5. Selon le second, celui qui acquiert de bonne foi par juste titre un immeuble en prescrit la propriété par dix ans.
6. Pour juger que Mme [U] a acquis la propriété de la grange par prescription abrégée de dix ans, l'arrêt relève que M. et Mme [U] se sont acquittés des impôts fonciers relatifs à la parcelle depuis 1986, qu'un procès-verbal de constat établi le 4 janvier 2022 révèle qu'ils alimentent la grange en électricité et confirme que des objets qui y sont présents, reproduits sur des photographies personnelles, leur appartiennent, alors que Mmes [E] et [X] [D] ne font état d'aucune possession et que leur auteur n'avait pas contesté la construction d'un mur en parpaing privant [M] [D] de l'accès à la grange depuis son fonds, et en déduit l'existence d'une possession de la grange exercée depuis au moins dix ans par M. et Mme [U].
7. En se déterminant ainsi, sans préciser la date à laquelle les premiers actes matériels de possession avaient été accomplis, la cour d'appel, qui a statué par des motifs insuffisants à caractériser l'existence pendant dix ans d'actes matériels de possession, le paiement de l'impôt afférent à l'immeuble concerné ne pouvant constituer le début d'une possession réelle sur le bien, n'a pas donné de base légale à sa décision.
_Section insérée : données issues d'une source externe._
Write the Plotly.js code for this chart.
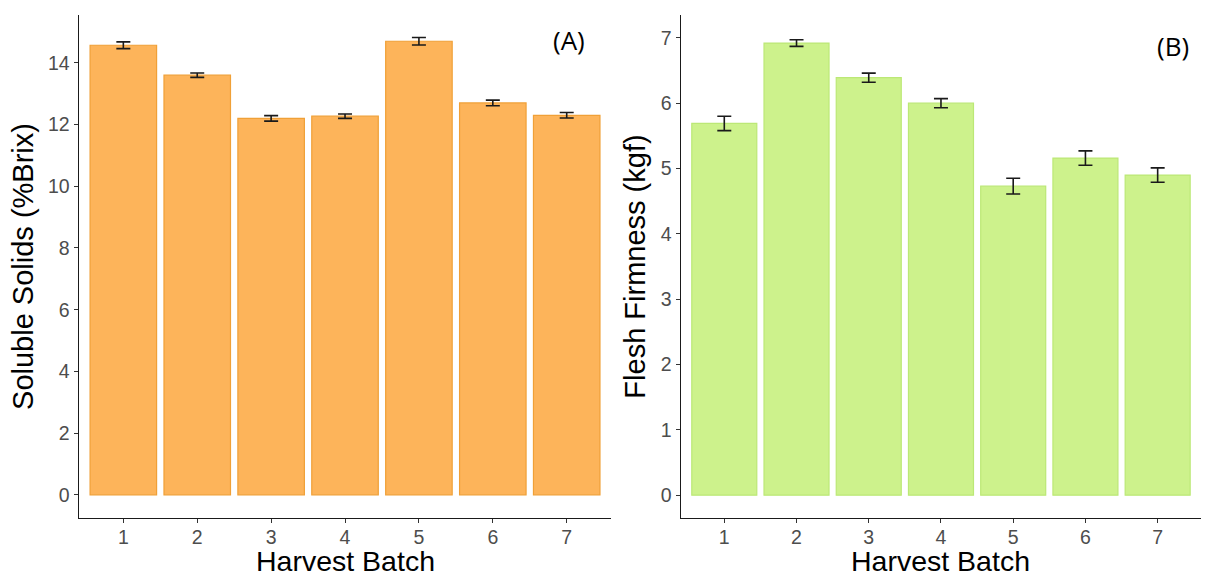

PAR CES MOTIFS, et sans qu'il y ait lieu de statuer sur les autres griefs, la Cour :
CASSE ET ANNULE, en toutes ses dispositions, l'arrêt rendu le 28 novembre 2023, entre les parties, par la cour d'appel de Versailles ;
Remet l'affaire et les parties dans l'état où elles se trouvaient avant cet arrêt et les renvoie devant la cour d'appel de Versailles, autrement composée ;
Condamne M. et Mme [U] aux dépens ;
En application de l'article 700 du code de procédure civile, rejette la demande formée par M. et Mme [U] et les condamne à payer à Mmes [E] et [X] [D] la somme globale de 3 000 euros ;
Dit que sur les diligences du procureur général près la Cour de cassation, le présent arrêt sera transmis pour être transcrit en marge ou à la suite de l'arrêt cassé ;
Ainsi fait et jugé par la Cour de cassation, troisième chambre civile, et prononcé publiquement le dix-neuf juin deux mille vingt-cinq par mise à disposition de l'arrêt au greffe de la Cour, les parties ayant été préalablement avisées dans les conditions prévues au deuxième alinéa de l'article 450 du code de procédure civile, et signé par Mme Proust, conseiller doyen en ayant délibéré, en remplacement de Mme Teiller, président empêché, le conseiller rapporteur et le greffier conformément aux dispositions des articles 452, 456 et 1021 du code de procédure civile.